WHAT IS NEEDED | Write out the entries below once more, exactly.

EXERCISE MATERIALS |
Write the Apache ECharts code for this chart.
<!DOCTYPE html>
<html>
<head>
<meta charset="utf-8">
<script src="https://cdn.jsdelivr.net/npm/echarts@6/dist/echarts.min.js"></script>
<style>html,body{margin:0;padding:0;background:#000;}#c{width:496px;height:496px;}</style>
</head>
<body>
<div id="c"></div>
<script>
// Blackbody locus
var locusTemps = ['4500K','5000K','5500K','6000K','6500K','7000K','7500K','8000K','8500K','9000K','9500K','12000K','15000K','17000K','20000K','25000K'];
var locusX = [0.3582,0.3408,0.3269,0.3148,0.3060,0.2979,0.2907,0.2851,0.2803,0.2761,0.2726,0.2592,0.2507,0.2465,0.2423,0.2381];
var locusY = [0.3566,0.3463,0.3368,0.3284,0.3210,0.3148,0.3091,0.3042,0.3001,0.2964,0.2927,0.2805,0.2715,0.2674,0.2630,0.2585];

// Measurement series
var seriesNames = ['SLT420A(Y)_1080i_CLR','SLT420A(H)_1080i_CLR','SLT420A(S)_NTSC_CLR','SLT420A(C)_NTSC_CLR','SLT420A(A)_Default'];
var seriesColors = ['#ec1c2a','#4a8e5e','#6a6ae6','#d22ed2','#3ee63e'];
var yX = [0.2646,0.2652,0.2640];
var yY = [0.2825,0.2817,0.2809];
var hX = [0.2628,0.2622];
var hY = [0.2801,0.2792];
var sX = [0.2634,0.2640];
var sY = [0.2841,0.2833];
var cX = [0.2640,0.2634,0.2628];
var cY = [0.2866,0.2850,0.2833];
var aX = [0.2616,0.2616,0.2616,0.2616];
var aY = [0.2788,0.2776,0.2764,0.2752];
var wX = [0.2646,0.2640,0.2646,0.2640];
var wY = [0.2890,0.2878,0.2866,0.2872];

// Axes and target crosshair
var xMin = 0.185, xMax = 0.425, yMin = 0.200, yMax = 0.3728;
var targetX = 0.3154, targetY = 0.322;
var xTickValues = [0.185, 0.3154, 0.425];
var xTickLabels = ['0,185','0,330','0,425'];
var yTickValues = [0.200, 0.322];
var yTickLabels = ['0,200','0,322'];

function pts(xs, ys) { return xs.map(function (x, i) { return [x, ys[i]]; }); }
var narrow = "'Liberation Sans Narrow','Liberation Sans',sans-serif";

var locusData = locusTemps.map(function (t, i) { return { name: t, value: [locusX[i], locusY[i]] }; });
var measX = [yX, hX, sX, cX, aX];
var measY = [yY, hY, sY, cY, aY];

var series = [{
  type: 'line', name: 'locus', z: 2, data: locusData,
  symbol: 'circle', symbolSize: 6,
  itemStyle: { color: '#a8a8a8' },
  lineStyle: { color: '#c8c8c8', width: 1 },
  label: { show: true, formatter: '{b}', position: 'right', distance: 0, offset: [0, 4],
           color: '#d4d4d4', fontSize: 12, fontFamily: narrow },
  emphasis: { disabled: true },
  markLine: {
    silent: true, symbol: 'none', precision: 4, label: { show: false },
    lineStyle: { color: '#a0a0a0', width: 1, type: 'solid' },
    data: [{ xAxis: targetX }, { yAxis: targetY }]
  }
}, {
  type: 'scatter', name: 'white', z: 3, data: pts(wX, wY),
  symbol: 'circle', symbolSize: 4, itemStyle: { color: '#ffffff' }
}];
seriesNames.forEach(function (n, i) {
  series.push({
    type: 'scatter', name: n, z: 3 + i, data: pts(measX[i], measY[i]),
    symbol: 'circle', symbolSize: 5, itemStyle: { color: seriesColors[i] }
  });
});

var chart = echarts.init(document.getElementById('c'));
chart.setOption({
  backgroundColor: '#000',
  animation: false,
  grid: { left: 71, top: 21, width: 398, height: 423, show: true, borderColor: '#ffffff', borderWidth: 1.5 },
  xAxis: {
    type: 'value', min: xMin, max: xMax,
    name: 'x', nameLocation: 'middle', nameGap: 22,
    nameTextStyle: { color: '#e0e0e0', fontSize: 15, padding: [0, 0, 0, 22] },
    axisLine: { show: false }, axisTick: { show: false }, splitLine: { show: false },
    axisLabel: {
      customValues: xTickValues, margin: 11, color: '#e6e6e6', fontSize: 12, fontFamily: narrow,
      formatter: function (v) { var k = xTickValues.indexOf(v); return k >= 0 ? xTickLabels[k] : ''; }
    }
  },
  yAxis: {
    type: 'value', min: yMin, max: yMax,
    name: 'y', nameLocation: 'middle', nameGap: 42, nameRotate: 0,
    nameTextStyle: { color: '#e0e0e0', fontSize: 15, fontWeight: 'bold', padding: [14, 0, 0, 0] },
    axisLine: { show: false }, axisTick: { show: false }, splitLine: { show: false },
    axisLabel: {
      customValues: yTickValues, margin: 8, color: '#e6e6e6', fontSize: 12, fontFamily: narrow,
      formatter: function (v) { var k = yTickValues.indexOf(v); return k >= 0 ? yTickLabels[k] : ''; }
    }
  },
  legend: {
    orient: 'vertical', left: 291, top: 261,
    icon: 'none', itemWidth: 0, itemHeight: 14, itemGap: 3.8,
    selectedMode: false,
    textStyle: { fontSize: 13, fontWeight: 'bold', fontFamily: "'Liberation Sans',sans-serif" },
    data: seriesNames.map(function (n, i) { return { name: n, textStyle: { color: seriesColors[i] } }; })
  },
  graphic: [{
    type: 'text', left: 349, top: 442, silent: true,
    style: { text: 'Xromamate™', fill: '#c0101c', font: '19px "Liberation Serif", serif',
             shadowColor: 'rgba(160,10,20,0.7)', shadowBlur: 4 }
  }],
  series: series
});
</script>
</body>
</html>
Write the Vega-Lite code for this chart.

FULL SOLUTION |
Write the Apache ECharts code for this chart.
<!DOCTYPE html>
<html>
<head>
<meta charset="utf-8">
<script src="https://cdn.jsdelivr.net/npm/echarts@6/dist/echarts.min.js"></script>
<style>html,body{margin:0;padding:0;background:#000;}#c{width:496px;height:496px;}</style>
</head>
<body>
<div id="c"></div>
<script>
// Blackbody locus
var locusTemps = ['4500K','5000K','5500K','6000K','6500K','7000K','7500K','8000K','8500K','9000K','9500K','12000K','15000K','17000K','20000K','25000K'];
var locusX = [0.3582,0.3408,0.3269,0.3148,0.3060,0.2979,0.2907,0.2851,0.2803,0.2761,0.2726,0.2592,0.2507,0.2465,0.2423,0.2381];
var locusY = [0.3566,0.3463,0.3368,0.3284,0.3210,0.3148,0.3091,0.3042,0.3001,0.2964,0.2927,0.2805,0.2715,0.2674,0.2630,0.2585];

// Measurement series
var seriesNames = ['SLT420A(Y)_1080i_CLR','SLT420A(H)_1080i_CLR','SLT420A(S)_NTSC_CLR','SLT420A(C)_NTSC_CLR','SLT420A(A)_Default'];
var seriesColors = ['#ec1c2a','#4a8e5e','#6a6ae6','#d22ed2','#3ee63e'];
var yX = [0.2646,0.2652,0.2640];
var yY = [0.2825,0.2817,0.2809];
var hX = [0.2628,0.2622];
var hY = [0.2801,0.2792];
var sX = [0.2634,0.2640];
var sY = [0.2841,0.2833];
var cX = [0.2640,0.2634,0.2628];
var cY = [0.2866,0.2850,0.2833];
var aX = [0.2616,0.2616,0.2616,0.2616];
var aY = [0.2788,0.2776,0.2764,0.2752];
var wX = [0.2646,0.2640,0.2646,0.2640];
var wY = [0.2890,0.2878,0.2866,0.2872];

// Axes and target crosshair
var xMin = 0.185, xMax = 0.425, yMin = 0.200, yMax = 0.3728;
var targetX = 0.3154, targetY = 0.322;
var xTickValues = [0.185, 0.3154, 0.425];
var xTickLabels = ['0,185','0,330','0,425'];
var yTickValues = [0.200, 0.322];
var yTickLabels = ['0,200','0,322'];

function pts(xs, ys) { return xs.map(function (x, i) { return [x, ys[i]]; }); }
var narrow = "'Liberation Sans Narrow','Liberation Sans',sans-serif";

var locusData = locusTemps.map(function (t, i) { return { name: t, value: [locusX[i], locusY[i]] }; });
var measX = [yX, hX, sX, cX, aX];
var measY = [yY, hY, sY, cY, aY];

var series = [{
  type: 'line', name: 'locus', z: 2, data: locusData,
  symbol: 'circle', symbolSize: 6,
  itemStyle: { color: '#a8a8a8' },
  lineStyle: { color: '#c8c8c8', width: 1 },
  label: { show: true, formatter: '{b}', position: 'right', distance: 0, offset: [0, 4],
           color: '#d4d4d4', fontSize: 12, fontFamily: narrow },
  emphasis: { disabled: true },
  markLine: {
    silent: true, symbol: 'none', precision: 4, label: { show: false },
    lineStyle: { color: '#a0a0a0', width: 1, type: 'solid' },
    data: [{ xAxis: targetX }, { yAxis: targetY }]
  }
}, {
  type: 'scatter', name: 'white', z: 3, data: pts(wX, wY),
  symbol: 'circle', symbolSize: 4, itemStyle: { color: '#ffffff' }
}];
seriesNames.forEach(function (n, i) {
  series.push({
    type: 'scatter', name: n, z: 3 + i, data: pts(measX[i], measY[i]),
    symbol: 'circle', symbolSize: 5, itemStyle: { color: seriesColors[i] }
  });
});

var chart = echarts.init(document.getElementById('c'));
chart.setOption({
  backgroundColor: '#000',
  animation: false,
  grid: { left: 71, top: 21, width: 398, height: 423, show: true, borderColor: '#ffffff', borderWidth: 1.5 },
  xAxis: {
    type: 'value', min: xMin, max: xMax,
    name: 'x', nameLocation: 'middle', nameGap: 22,
    nameTextStyle: { color: '#e0e0e0', fontSize: 15, padding: [0, 0, 0, 22] },
    axisLine: { show: false }, axisTick: { show: false }, splitLine: { show: false },
    axisLabel: {
      customValues: xTickValues, margin: 11, color: '#e6e6e6', fontSize: 12, fontFamily: narrow,
      formatter: function (v) { var k = xTickValues.indexOf(v); return k >= 0 ? xTickLabels[k] : ''; }
    }
  },
  yAxis: {
    type: 'value', min: yMin, max: yMax,
    name: 'y', nameLocation: 'middle', nameGap: 42, nameRotate: 0,
    nameTextStyle: { color: '#e0e0e0', fontSize: 15, fontWeight: 'bold', padding: [14, 0, 0, 0] },
    axisLine: { show: false }, axisTick: { show: false }, splitLine: { show: false },
    axisLabel: {
      customValues: yTickValues, margin: 8, color: '#e6e6e6', fontSize: 12, fontFamily: narrow,
      formatter: function (v) { var k = yTickValues.indexOf(v); return k >= 0 ? yTickLabels[k] : ''; }
    }
  },
  legend: {
    orient: 'vertical', left: 291, top: 261,
    icon: 'none', itemWidth: 0, itemHeight: 14, itemGap: 3.8,
    selectedMode: false,
    textStyle: { fontSize: 13, fontWeight: 'bold', fontFamily: "'Liberation Sans',sans-serif" },
    data: seriesNames.map(function (n, i) { return { name: n, textStyle: { color: seriesColors[i] } }; })
  },
  graphic: [{
    type: 'text', left: 349, top: 442, silent: true,
    style: { text: 'Xromamate™', fill: '#c0101c', font: '19px "Liberation Serif", serif',
             shadowColor: 'rgba(160,10,20,0.7)', shadowBlur: 4 }
  }],
  series: series
});
</script>
</body>
</html>
Write the Vega-Lite code for this chart.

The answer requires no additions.